**WHAT THE EXERCISE ASKS**: Skip the pictures. Reproduce all other material exactly.

**DATASET CONTENT**:
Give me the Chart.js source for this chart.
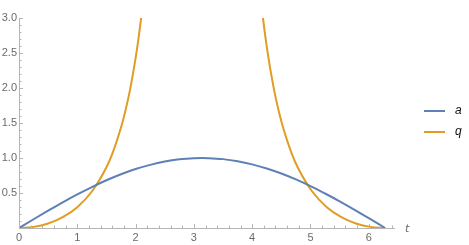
<!DOCTYPE html>
<html>
<head>
<meta charset="utf-8">
<script src="https://cdn.jsdelivr.net/npm/chart.js@4"></script>
<style>
  html, body { margin: 0; padding: 0; background: #fff; }
  #wrap { width: 469px; height: 245px; position: relative; }
</style>
</head>
<body>
<div id="wrap"><canvas id="plot"></canvas></div>
<script>
// values
const tA = [0, 0.25, 0.5, 0.75, 1, 1.25, 1.5, 1.75, 2, 2.25, 2.5, 2.75, 3, 3.14, 3.25, 3.5, 3.75, 4, 4.25, 4.5, 4.75, 5, 5.25, 5.5, 5.75, 6, 6.28];
const aVals = [0, 0.125, 0.247, 0.366, 0.479, 0.585, 0.682, 0.768, 0.842, 0.902, 0.949, 0.981, 0.998, 1.0, 0.998, 0.984, 0.954, 0.909, 0.850, 0.778, 0.694, 0.599, 0.493, 0.382, 0.264, 0.141, 0];

const tQ = [0, 0.25, 0.5, 0.75, 1, 1.25, 1.5, 1.6, 1.75, 1.8, 1.9, 2, 2.05, 2.1, 2.2, 3.14, 4.08, 4.18, 4.23, 4.28, 4.38, 4.48, 4.53, 4.68, 4.78, 5.03, 5.28, 5.53, 5.78, 6.03, 6.28];
const qVals = [0, 0.016, 0.065, 0.155, 0.298, 0.521, 0.868, 1.06, 1.436, 1.588, 1.955, 2.426, 2.709, 3.04, 3.86, null, 3.86, 3.04, 2.709, 2.426, 1.955, 1.588, 1.436, 1.06, 0.868, 0.521, 0.298, 0.155, 0.065, 0.016, 0];

const xTicks = [0, 1, 2, 3, 4, 5, 6];
const yTicks = [0.5, 1.0, 1.5, 2.0, 2.5, 3.0];
const seriesNames = ['a', 'q'];
const seriesColors = ['#5e81b5', '#e19c24'];

const axisColor = '#b5b5b5';
const labelColor = '#6b6b6b';

function pts(xs, ys) {
    return xs.map((x, i) => ({ x: x, y: ys[i] }));
}

// axes, inward tick marks, axis label and legend in Mathematica style
const mmaAxes = {
    id: 'mmaAxes',
    afterDraw(chart) {
        const ctx = chart.ctx;
        const xs = chart.scales.x, ys = chart.scales.y;
        const x0 = xs.getPixelForValue(0), y0 = ys.getPixelForValue(0);
        ctx.save();
        ctx.strokeStyle = axisColor;
        ctx.lineWidth = 1;
        ctx.beginPath();
        ctx.moveTo(xs.left, y0 + 0.5);
        ctx.lineTo(xs.right, y0 + 0.5);
        ctx.moveTo(x0 + 0.5, ys.bottom);
        ctx.lineTo(x0 + 0.5, ys.top);
        // x ticks
        for (let k = 0; k <= 32; k++) {
            const v = k * 0.2;
            if (v > xs.max) break;
            const px = Math.round(xs.getPixelForValue(v)) + 0.5;
            const len = (k % 5 === 0) ? 4 : 2.5;
            ctx.moveTo(px, y0);
            ctx.lineTo(px, y0 - len);
        }
        // y ticks
        for (let k = 1; k <= 30; k++) {
            const v = k * 0.1;
            const py = Math.round(ys.getPixelForValue(v)) + 0.5;
            const len = (k % 5 === 0) ? 4 : 2.5;
            ctx.moveTo(x0, py);
            ctx.lineTo(x0 + len, py);
        }
        ctx.stroke();

        ctx.fillStyle = labelColor;
        ctx.font = 'italic 11px "DejaVu Sans", sans-serif';
        ctx.textBaseline = 'middle';
        ctx.fillText('t', xs.right + 10, y0 + 1);

        // legend
        const lx = xs.right + 29;
        const ly = (chart.chartArea.top + chart.chartArea.bottom) / 2 - 12;
        chart.data.datasets.forEach((ds, i) => {
            const yy = ly + i * 21;
            ctx.strokeStyle = ds.borderColor;
            ctx.lineWidth = 2;
            ctx.beginPath();
            ctx.moveTo(lx, yy);
            ctx.lineTo(lx + 21, yy);
            ctx.stroke();
            ctx.fillStyle = '#111';
            ctx.font = 'italic 12px "Liberation Sans", sans-serif';
            ctx.fillText(ds.label, lx + 31, yy);
        });
        ctx.restore();
    }
};

new Chart(document.getElementById('plot'), {
    type: 'line',
    data: {
        datasets: [
            {
                label: seriesNames[0],
                data: pts(tA, aVals),
                borderColor: seriesColors[0],
                borderWidth: 2,
                pointRadius: 0,
                cubicInterpolationMode: 'monotone'
            },
            {
                label: seriesNames[1],
                data: pts(tQ, qVals),
                borderColor: seriesColors[1],
                borderWidth: 2,
                pointRadius: 0,
                spanGaps: false,
                cubicInterpolationMode: 'monotone'
            }
        ]
    },
    options: {
        responsive: true,
        maintainAspectRatio: false,
        animation: false,
        layout: { padding: { top: 18, right: 74, left: 0, bottom: 0 } },
        plugins: {
            legend: { display: false },
            tooltip: { enabled: false }
        },
        scales: {
            x: {
                type: 'linear',
                min: 0,
                max: 6.45,
                grid: { display: false, drawTicks: false },
                border: { display: false },
                afterBuildTicks: s => { s.ticks = xTicks.map(v => ({ value: v })); },
                afterFit: s => { s.height = 17; },
                ticks: {
                    color: labelColor,
                    padding: 3,
                    maxRotation: 0,
                    font: { size: 11, family: '"Liberation Sans", sans-serif' },
                    callback: v => String(v)
                }
            },
            y: {
                type: 'linear',
                min: 0,
                max: 3,
                grid: { display: false, drawTicks: false },
                border: { display: false },
                afterBuildTicks: s => { s.ticks = yTicks.map(v => ({ value: v })); },
                afterFit: s => { s.width = 19; },
                ticks: {
                    color: labelColor,
                    padding: 2,
                    font: { size: 11, family: '"Liberation Sans", sans-serif' },
                    callback: v => v.toFixed(1)
                }
            }
        }
    },
    plugins: [mmaAxes]
});
</script>
</body>
</html>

**EXERCISE RESULT**:
Give me the Chart.js source for this chart.
<!DOCTYPE html>
<html>
<head>
<meta charset="utf-8">
<script src="https://cdn.jsdelivr.net/npm/chart.js@4"></script>
<style>
  html, body { margin: 0; padding: 0; background: #fff; }
  #wrap { width: 469px; height: 245px; position: relative; }
</style>
</head>
<body>
<div id="wrap"><canvas id="plot"></canvas></div>
<script>
// values
const tA = [0, 0.25, 0.5, 0.75, 1, 1.25, 1.5, 1.75, 2, 2.25, 2.5, 2.75, 3, 3.14, 3.25, 3.5, 3.75, 4, 4.25, 4.5, 4.75, 5, 5.25, 5.5, 5.75, 6, 6.28];
const aVals = [0, 0.125, 0.247, 0.366, 0.479, 0.585, 0.682, 0.768, 0.842, 0.902, 0.949, 0.981, 0.998, 1.0, 0.998, 0.984, 0.954, 0.909, 0.850, 0.778, 0.694, 0.599, 0.493, 0.382, 0.264, 0.141, 0];

const tQ = [0, 0.25, 0.5, 0.75, 1, 1.25, 1.5, 1.6, 1.75, 1.8, 1.9, 2, 2.05, 2.1, 2.2, 3.14, 4.08, 4.18, 4.23, 4.28, 4.38, 4.48, 4.53, 4.68, 4.78, 5.03, 5.28, 5.53, 5.78, 6.03, 6.28];
const qVals = [0, 0.016, 0.065, 0.155, 0.298, 0.521, 0.868, 1.06, 1.436, 1.588, 1.955, 2.426, 2.709, 3.04, 3.86, null, 3.86, 3.04, 2.709, 2.426, 1.955, 1.588, 1.436, 1.06, 0.868, 0.521, 0.298, 0.155, 0.065, 0.016, 0];

const xTicks = [0, 1, 2, 3, 4, 5, 6];
const yTicks = [0.5, 1.0, 1.5, 2.0, 2.5, 3.0];
const seriesNames = ['a', 'q'];
const seriesColors = ['#5e81b5', '#e19c24'];

const axisColor = '#b5b5b5';
const labelColor = '#6b6b6b';

function pts(xs, ys) {
    return xs.map((x, i) => ({ x: x, y: ys[i] }));
}

// axes, inward tick marks, axis label and legend in Mathematica style
const mmaAxes = {
    id: 'mmaAxes',
    afterDraw(chart) {
        const ctx = chart.ctx;
        const xs = chart.scales.x, ys = chart.scales.y;
        const x0 = xs.getPixelForValue(0), y0 = ys.getPixelForValue(0);
        ctx.save();
        ctx.strokeStyle = axisColor;
        ctx.lineWidth = 1;
        ctx.beginPath();
        ctx.moveTo(xs.left, y0 + 0.5);
        ctx.lineTo(xs.right, y0 + 0.5);
        ctx.moveTo(x0 + 0.5, ys.bottom);
        ctx.lineTo(x0 + 0.5, ys.top);
        // x ticks
        for (let k = 0; k <= 32; k++) {
            const v = k * 0.2;
            if (v > xs.max) break;
            const px = Math.round(xs.getPixelForValue(v)) + 0.5;
            const len = (k % 5 === 0) ? 4 : 2.5;
            ctx.moveTo(px, y0);
            ctx.lineTo(px, y0 - len);
        }
        // y ticks
        for (let k = 1; k <= 30; k++) {
            const v = k * 0.1;
            const py = Math.round(ys.getPixelForValue(v)) + 0.5;
            const len = (k % 5 === 0) ? 4 : 2.5;
            ctx.moveTo(x0, py);
            ctx.lineTo(x0 + len, py);
        }
        ctx.stroke();

        ctx.fillStyle = labelColor;
        ctx.font = 'italic 11px "DejaVu Sans", sans-serif';
        ctx.textBaseline = 'middle';
        ctx.fillText('t', xs.right + 10, y0 + 1);

        // legend
        const lx = xs.right + 29;
        const ly = (chart.chartArea.top + chart.chartArea.bottom) / 2 - 12;
        chart.data.datasets.forEach((ds, i) => {
            const yy = ly + i * 21;
            ctx.strokeStyle = ds.borderColor;
            ctx.lineWidth = 2;
            ctx.beginPath();
            ctx.moveTo(lx, yy);
            ctx.lineTo(lx + 21, yy);
            ctx.stroke();
            ctx.fillStyle = '#111';
            ctx.font = 'italic 12px "Liberation Sans", sans-serif';
            ctx.fillText(ds.label, lx + 31, yy);
        });
        ctx.restore();
    }
};

new Chart(document.getElementById('plot'), {
    type: 'line',
    data: {
        datasets: [
            {
                label: seriesNames[0],
                data: pts(tA, aVals),
                borderColor: seriesColors[0],
                borderWidth: 2,
                pointRadius: 0,
                cubicInterpolationMode: 'monotone'
            },
            {
                label: seriesNames[1],
                data: pts(tQ, qVals),
                borderColor: seriesColors[1],
                borderWidth: 2,
                pointRadius: 0,
                spanGaps: false,
                cubicInterpolationMode: 'monotone'
            }
        ]
    },
    options: {
        responsive: true,
        maintainAspectRatio: false,
        animation: false,
        layout: { padding: { top: 18, right: 74, left: 0, bottom: 0 } },
        plugins: {
            legend: { display: false },
            tooltip: { enabled: false }
        },
        scales: {
            x: {
                type: 'linear',
                min: 0,
                max: 6.45,
                grid: { display: false, drawTicks: false },
                border: { display: false },
                afterBuildTicks: s => { s.ticks = xTicks.map(v => ({ value: v })); },
                afterFit: s => { s.height = 17; },
                ticks: {
                    color: labelColor,
                    padding: 3,
                    maxRotation: 0,
                    font: { size: 11, family: '"Liberation Sans", sans-serif' },
                    callback: v => String(v)
                }
            },
            y: {
                type: 'linear',
                min: 0,
                max: 3,
                grid: { display: false, drawTicks: false },
                border: { display: false },
                afterBuildTicks: s => { s.ticks = yTicks.map(v => ({ value: v })); },
                afterFit: s => { s.width = 19; },
                ticks: {
                    color: labelColor,
                    padding: 2,
                    font: { size: 11, family: '"Liberation Sans", sans-serif' },
                    callback: v => v.toFixed(1)
                }
            }
        }
    },
    plugins: [mmaAxes]
});
</script>
</body>
</html>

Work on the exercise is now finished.